Tuesday, November 04, 2008

SAVE the NELLIE ELEMENT

Our Los Angeles friend Jane wrote overnight and gave an account of driving 30 miles on Monday to a polling station where early voting is permitted. She was heartened to see so many African-Americans queuing – the wait was about two hours – though she feared that many of them would be voting “yes on 8”.

It’s an idiosyncrasy (a fabulous one) of the electoral system in the States that many posts and issues are up for a vote at the same time as the presidency: delegates to either or both of the houses on Capitol Hill, state officers including governor, attorney general and on through sheriff and even city dog-catcher, depending on the state constitution; and also specific proposals for changes in state law.

Proposition 8 on the California ballot paper this year is entitled “Eliminates Right of Same-Sex Couples to Marry” and would add to the golden state’s constitution the clause that “only marriage between a man and a woman is valid or recognized in California”. It was in May of this year that the California Supreme Court voted 4-3 in favour of permitting same-sex marriage. Less than a month later, Proposition 8 was accepted for the ballot paper. In the five months since the court’s ruling was enacted, some 16,000 couples have availed themselves of the dispensation.

For myself, I have never embraced the desire to be married, which is why I was so satisfied with the British invention of the civil partnership – all the legal, economic and social rights that go with conventional marriage and none of the cant – and why David and I entered into a civil partnership two-and-a-half years ago. Being a rationalist, I never felt the need for some kind of superstitious ingredient in my primary relationship. By the same token, I never quite comprehended why gay people would want to enrol in the police, the military, the city, professional sport, parliament or any of the other bastions of homophobia. Life is too short to waste it being a crusader in a lost cause. I’m thrilled that so many uniformed police joined the Gay Pride march in Manchester this year – about 300, supposedly (and believably) the largest gathering of gay fuzz in the world’s history – but I would still feel more comfortable in the company of a straight actor, care-worker, teacher or nurse than a gay prison warden, club bouncer, priest or asset-stripper.
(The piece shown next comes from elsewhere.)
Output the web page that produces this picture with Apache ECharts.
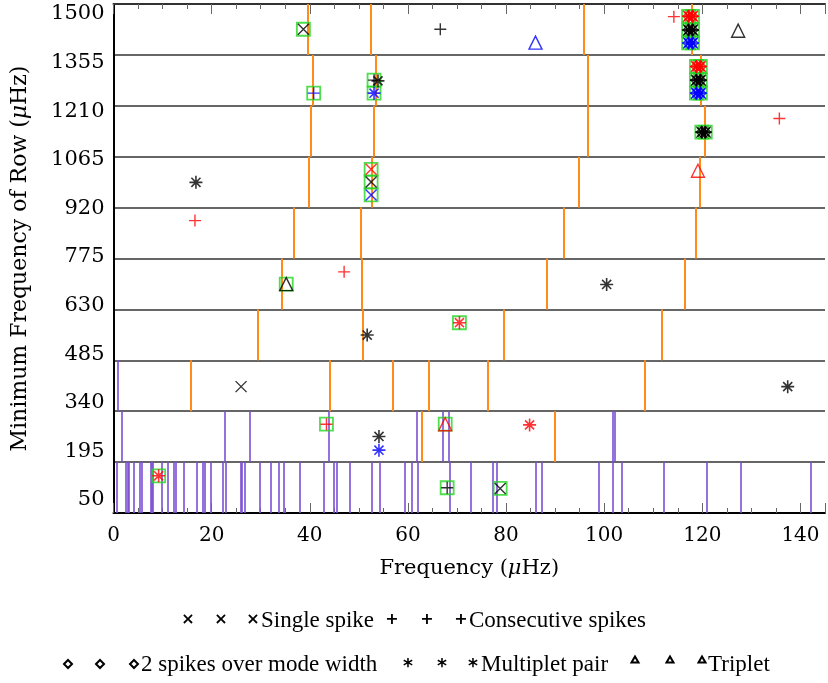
<!DOCTYPE html>
<html>
<head>
<meta charset="utf-8">
<script src="https://cdn.jsdelivr.net/npm/echarts@6/dist/echarts.min.js"></script>
<style>html,body{margin:0;padding:0;background:#fff}#c{width:828px;height:683px}</style>
</head>
<body>
<div id="c"></div>
<script>
// ---- rows of the echelle diagram ----
const rowStarts = [50, 195, 340, 485, 630, 775, 920, 1065, 1210, 1355];
const rowWidth = 145;
const xTicks = [0, 20, 40, 60, 80, 100, 120, 140];

// orange (mode) lines per row
const modeRow195 = [62.9, 90.0];
const modeRow340 = [15.8, 44.1, 56.9, 64.3, 76.2, 108.3];
const modeRow485 = [29.4, 50.8, 79.6, 111.8];
const modeRow630 = [34.3, 50.5, 88.3, 116.4];
const modeRow775 = [36.7, 50.3, 91.8, 118.6];
const modeRow920 = [39.8, 52.7, 94.9, 119.4];
const modeRow1065 = [40.1, 53.1, 96.6, 120.4];
const modeRow1210 = [40.6, 53.5, 96.7, 119.6];
const modeRow1355 = [39.6, 52.5, 95.9, 117.8];

// purple (spike) lines per row
const spikeRow50 = [0.6, 2.5, 3.0, 3.2, 4.1, 5.3, 5.8, 7.5, 7.8, 8.0, 9.8, 11.1, 12.2, 12.7, 14.4, 17.0, 18.1, 18.6, 19.8, 22.3, 22.8, 25.9, 26.2, 26.8, 29.8, 32.0, 33.7, 34.6, 38.0, 42.9, 44.8, 45.4, 48.2, 52.7, 54.3, 59.4, 60.8, 62.0, 68.6, 72.8, 77.3, 78.1, 86.0, 87.2, 98.8, 101.7, 103.5, 112.1, 120.9, 127.9, 142.0];
const spikeRow195 = [1.6, 22.7, 27.7, 43.9, 61.8, 67.0, 68.4, 101.8, 102.2];
const spikeRow340 = [0.8];

// markers  [frequency, y]
const singleBlack = [[38.7, 1428], [52.5, 993], [26.0, 410], [78.8, 120]];
const singleRed = [[52.5, 1029]];
const singleBlue = [[52.5, 956]];
const consecBlack = [[66.6, 1428], [53.1, 1283], [68.0, 122]];
const consecRed = [[114.2, 1464], [135.7, 1174], [16.6, 883], [47.0, 737], [43.4, 303]];
const consecBlue = [[40.8, 1246]];
const pairBlack = [[53.9, 1281], [16.8, 992], [100.5, 701], [51.7, 557], [137.4, 410], [54.1, 268]];
const pairRed = [[70.5, 592], [84.8, 301], [9.2, 156]];
const pairBlue = [[53.1, 1246], [54.1, 229]];
const tripBlack = [[127.3, 1424], [35.2, 702]];
const tripRed = [[119.1, 1025], [67.6, 303]];
const tripBlue = [[86.0, 1390]];
// dense clusters (several overlapping detections)
const clusterRed = [[117.2, 1465], [118.0, 1465], [118.8, 1322], [119.6, 1322]];
const clusterBlack = [[117.2, 1426], [118.0, 1426], [118.8, 1283], [119.6, 1283], [119.9, 1135], [120.6, 1135]];
const clusterBlue = [[117.2, 1389], [118.0, 1389], [118.8, 1246], [119.6, 1246]];
// boxed (green squares)
const boxed = [[38.7, 1428], [40.8, 1246], [53.1, 1283], [53.1, 1246], [52.5, 1029], [52.5, 993], [52.5, 956], [35.2, 702], [70.5, 592], [43.4, 303], [67.6, 303], [9.2, 156], [68.0, 122], [78.8, 120]];

// ---- build ----
const modeRows = [[195, modeRow195], [340, modeRow340], [485, modeRow485], [630, modeRow630], [775, modeRow775], [920, modeRow920], [1065, modeRow1065], [1210, modeRow1210], [1355, modeRow1355]];
const spikeRows = [[50, spikeRow50], [195, spikeRow195], [340, spikeRow340]];
function segs(rows) {
  const out = [];
  rows.forEach(([r, xs]) => xs.forEach(x => out.push({ coords: [[x, r], [x, r + rowWidth]] })));
  return out;
}

const P_X = 'path://M0,0L10,10M10,0L0,10';
const P_PLUS = 'path://M5,0L5,10M0,5L10,5';
const P_AST = 'path://M5,0L5,10M0,5L10,5M1.5,1.5L8.5,8.5M8.5,1.5L1.5,8.5';
const P_TRI = 'path://M5,0L10,9L0,9Z';
const P_DIA = 'path://M5,0L10,5L5,10L0,5Z';
const COL = { black: '#000000', red: '#ff0000', blue: '#0000ff' };

function sc(data, sym, color, size, z, bw) {
  return {
    type: 'scatter', xAxisIndex: 0, yAxisIndex: 0, data: data, symbol: sym, symbolSize: size,
    itemStyle: { color: 'rgba(0,0,0,0)', borderColor: color, borderWidth: bw || 1.4 },
    z: z || 5, silent: true, animation: false
  };
}

const serif = 'DejaVu Serif';
const chart = echarts.init(document.getElementById('c'), null, { renderer: 'canvas' });

const series = [
  { type: 'lines', coordinateSystem: 'cartesian2d', xAxisIndex: 0, yAxisIndex: 0, data: segs(spikeRows),
    lineStyle: { color: '#7a4fd4', width: 1.6, opacity: 1 }, z: 2, silent: true, animation: false },
  { type: 'lines', coordinateSystem: 'cartesian2d', xAxisIndex: 0, yAxisIndex: 0, data: segs(modeRows),
    lineStyle: { color: '#ff8c1a', width: 2, opacity: 1 }, z: 2, silent: true, animation: false },
  sc(boxed.concat(clusterRed, clusterBlack, clusterBlue), 'rect', '#22d622', 13, 4, 1.8),
  sc(clusterRed, P_DIA, COL.red, 11),
  sc(clusterBlack, P_DIA, COL.black, 11),
  sc(clusterBlue, P_DIA, COL.blue, 11),
  sc(singleBlack.concat(clusterBlack), P_X, COL.black, 11),
  sc(singleRed.concat(clusterRed), P_X, COL.red, 11),
  sc(singleBlue.concat(clusterBlue), P_X, COL.blue, 11),
  sc(consecBlack.concat(clusterBlack), P_PLUS, COL.black, 12),
  sc(consecRed.concat(clusterRed), P_PLUS, COL.red, 12),
  sc(consecBlue, P_PLUS, COL.blue, 12),
  sc(pairBlack.concat(clusterBlack), P_AST, COL.black, 13, 5, 1.6),
  sc(pairRed.concat(clusterRed), P_AST, COL.red, 13, 5, 1.6),
  sc(pairBlue.concat(clusterBlue), P_AST, COL.blue, 13, 5, 1.6),
  sc(tripBlack, P_TRI, COL.black, 13),
  sc(tripRed, P_TRI, COL.red, 13),
  sc(tripBlue, P_TRI, COL.blue, 13)
];

const tickStyle = { color: '#666', width: 1 };
function xax(pos, interval, len, extra) {
  return Object.assign({
    type: 'value', gridIndex: 0, position: pos, min: 0, max: 145, interval: interval,
    axisLine: { show: false }, axisTick: { show: true, inside: true, length: len, lineStyle: tickStyle },
    axisLabel: { show: false }, splitLine: { show: false }
  }, extra || {});
}

const legendY1 = 620, legendY2 = 664;
const symFont = 'bold 16px "DejaVu Sans"';
const txtFont = '23px "Liberation Serif"';
function gSym(x, y, ch, font) {
  return { type: 'text', x: x, y: y, style: { text: ch, font: font || symFont, fill: '#000', textAlign: 'center', textVerticalAlign: 'middle' } };
}
function gDia(x, y) {
  return { type: 'polygon', shape: { points: [[x, y - 4], [x + 4, y], [x, y + 4], [x - 4, y]] }, style: { fill: 'none', stroke: '#000', lineWidth: 2 } };
}
function gTri(x, y) {
  return { type: 'polygon', shape: { points: [[x, y - 3.5], [x + 3.5, y + 2.5], [x - 3.5, y + 2.5]] }, style: { fill: 'none', stroke: '#000', lineWidth: 2 } };
}
function gLabel(x, y, text) {
  return { type: 'text', x: x, y: y, style: { text: text, font: txtFont, fill: '#000', textAlign: 'left', textVerticalAlign: 'middle' } };
}

const graphic = [
  gSym(188, legendY1, '×'), gSym(221, legendY1, '×'), gSym(253, legendY1, '×'),
  gLabel(261, legendY1 + 1, 'Single spike'),
  gSym(392, legendY1, '+'), gSym(427, legendY1, '+'), gSym(461, legendY1, '+'),
  gLabel(469, legendY1 + 1, 'Consecutive spikes'),
  gDia(68, legendY2), gDia(100, legendY2), gDia(134, legendY2),
  gLabel(141, legendY2 + 1, '2 spikes over mode width'),
  gSym(408, legendY2 + 3, '*', 'bold 19px "DejaVu Sans"'), gSym(442, legendY2 + 3, '*', 'bold 19px "DejaVu Sans"'), gSym(473, legendY2 + 3, '*', 'bold 19px "DejaVu Sans"'),
  gLabel(481, legendY2 + 1, 'Multiplet pair'),
  gTri(635, legendY2 - 4), gTri(670, legendY2 - 4), gTri(702, legendY2 - 4),
  gLabel(708, legendY2 + 1, 'Triplet')
];

chart.setOption({
  animation: false,
  backgroundColor: '#fff',
  grid: [
    { left: 113.5, top: 4, right: -5, bottom: 170 },
    { left: 113.5, top: 14, right: -5, bottom: 183 }
  ],
  xAxis: [
    xax('bottom', 5, 5, {
      axisLine: { show: true, onZero: false, lineStyle: { color: '#000', width: 2 } },
      axisLabel: { show: true, margin: 13, color: '#000', fontFamily: serif, fontSize: 20,
        formatter: v => (xTicks.indexOf(v) >= 0 ? String(v) : '') },
      name: 'Frequency ({i|μ}Hz)', nameLocation: 'middle', nameGap: 45,
      nameTextStyle: { color: '#000', fontFamily: serif, fontSize: 21, rich: { i: { fontStyle: 'italic', fontFamily: serif, fontSize: 21 } } }
    }),
    xax('bottom', 20, 10),
    xax('top', 5, 5, { axisLine: { show: true, onZero: false, lineStyle: { color: '#333', width: 2 } } }),
    xax('top', 20, 10),
    { type: 'value', gridIndex: 1, min: 0, max: 145, show: false }
  ],
  yAxis: [
    { type: 'value', gridIndex: 0, min: 50, max: 1500, interval: 145,
      axisLine: { show: true, onZero: false, lineStyle: { color: '#000', width: 2 } },
      axisTick: { show: false }, axisLabel: { show: false },
      splitLine: { show: true, lineStyle: { color: '#333', width: 1.6 } },
      name: 'Minimum Frequency of Row ({i|μ}Hz)', nameLocation: 'middle', nameGap: 82, nameRotate: 90,
      nameTextStyle: { color: '#000', fontFamily: serif, fontSize: 22, rich: { i: { fontStyle: 'italic', fontFamily: serif, fontSize: 22 } } }
    },
    { type: 'value', gridIndex: 1, min: 50, max: 1500, interval: 145,
      axisLine: { show: false }, axisTick: { show: false }, splitLine: { show: false },
      axisLabel: { show: true, margin: 9, color: '#000', fontFamily: serif, fontSize: 21, formatter: v => String(v) }
    }
  ],
  series: series,
  graphic: graphic
});
</script>
</body>
</html>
Nonetheless, if lesbians and gay men want to be “married”, they should have all the joy and security of it that it allegedly brings to straights and without the fear of being retroactively outlawed. The proponents of Proposition 8 are the usual suspects in such matters: reactionaries and the espousers of fairytale delusions. But among the nay-sayers are all six Episcopal diocesan bishops in the state, a large number of Jewish organisations including the Board of Rabbis of Southern California and many education organizations and boards. Governor Schwarzenegger’s careful position is that he doesn’t believe that a Supreme Court ruling ought to be open to being overturned by a popular vote. The hopeful signs are that the proposition is not all that popular. The no faction had a significant lead in polling until very recently but there is the danger that Jane identified, that Obama voters will not necessarily oppose the proposal; and Obama himself has taken much the same position as Schwarzenegger.

Musing on this has oddly reminded me of a documentary I saw when it was released thirty years ago. Word is Out was, I believe, the first to gather views from lesbians and gay men to tell, as the movie’s subtitle had it, “stories of some of our lives”. It was wonderful but it quickly seemed to drop from view. Searching on the net just now, I learn that its producer Peter Adair died of Aids in 1996 and that a 30th anniversary DVD has been released (actually a year late) and was shown in June, very properly, at a film festival in the Castro district of San Francisco (which I visited myself a couple of years after the filming was done).

All of those interviewed in the film were adorable and memorable, perhaps none more than George, a camp version of Oliver Hardy with a quiff. George reminisced about his discovery of the gay community in San Francisco in the early 1950s and, heartfelt and weeping, he told of the way groups would put their arms round each other at the end of meetings and sing ‘God Save Us Nellie Queens’.

Our friend Jane and her guy voted early because they plan to spend 14 hours today working to maximize the no vote on Proposition 8. She doesn’t have to do this but I love that she wants to. And of course she sees it as a matter of decency and politics and comradeship, supporting those who, though embracing a different sexual orientation, are still her sisters and brothers. Though they live in a different part of the world, the lesbians and gay men of California are also my sisters and brothers and I send them my love and support. Deliver all of us Nellie queens from oppression, marginalizing, stereotyping and the denial of full and equal rights everywhere in the world. And please don’t forget to elect Senator Obama while you’re about it.

1 comment:

Jane said...

Well, it's nice working the polls in liberal communities. Lots of support for No on 8, a few embarrassed mutterings of "I'm voting yes," one obscenity yelled from a passing car, and a long, but pleasant, debate about why one should not support Prop 8 even if one does feel that marriage should be between one man and one woman (as long as it's not a brother and sister). Let's hope the rest of the state is as kind as the westside of LA. We'll know tomorrow.